Hyperscaling violation, quasinormal modes and shear diffusion

TL;DR

This paper investigates shear quasinormal modes in hyperscaling violating Lifshitz theories, confirming the shear diffusion constant's scaling behavior and the universal viscosity-to-entropy ratio through holographic methods.

Contribution

It provides a detailed analysis of quasinormal modes and shear diffusion in hyperscaling violating Lifshitz backgrounds, extending understanding of transport properties in these theories.

Findings

Shear diffusion constant matches previous results.

Diffusive poles identified in 2-point functions.

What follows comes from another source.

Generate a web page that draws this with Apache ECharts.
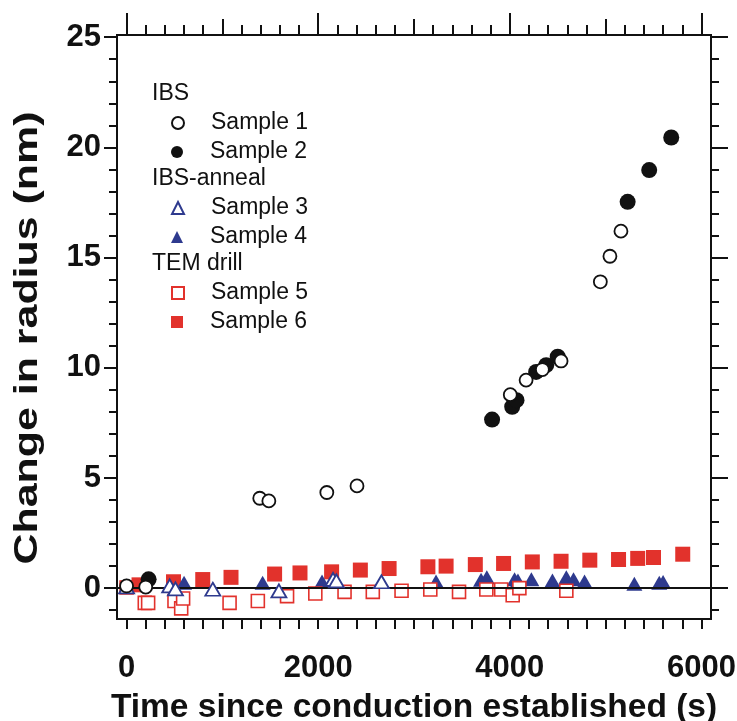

Universal ratio η/s=1/4π confirmed for certain parameters.

Abstract

We study quasinormal modes of shear gravitational perturbations for hyperscaling violating Lifshitz theories, with Lifshitz and hyperscaling violating exponents $z$ and $\theta$. The lowest quasinormal mode frequency yields a shear diffusion constant which is in agreement with that obtained in previous work by other methods. In particular for theories with $z< d_i+2-\theta$ where $d_i$ is the boundary spatial dimension, the shear diffusion constant exhibits power-law scaling with temperature, while for $z=d_i+2-\theta$, it exhibits logarithmic scaling. We then calculate certain 2-point functions of the dual energy-momentum tensor holographically for $z\leq d_i+2-\theta$, identifying the diffusive poles with the quasinormal modes above. This reveals universal behaviour $\eta/s=1/4\pi$ for the viscosity-to-entropy-density ratio for all $z\leq d_i+2-\theta$.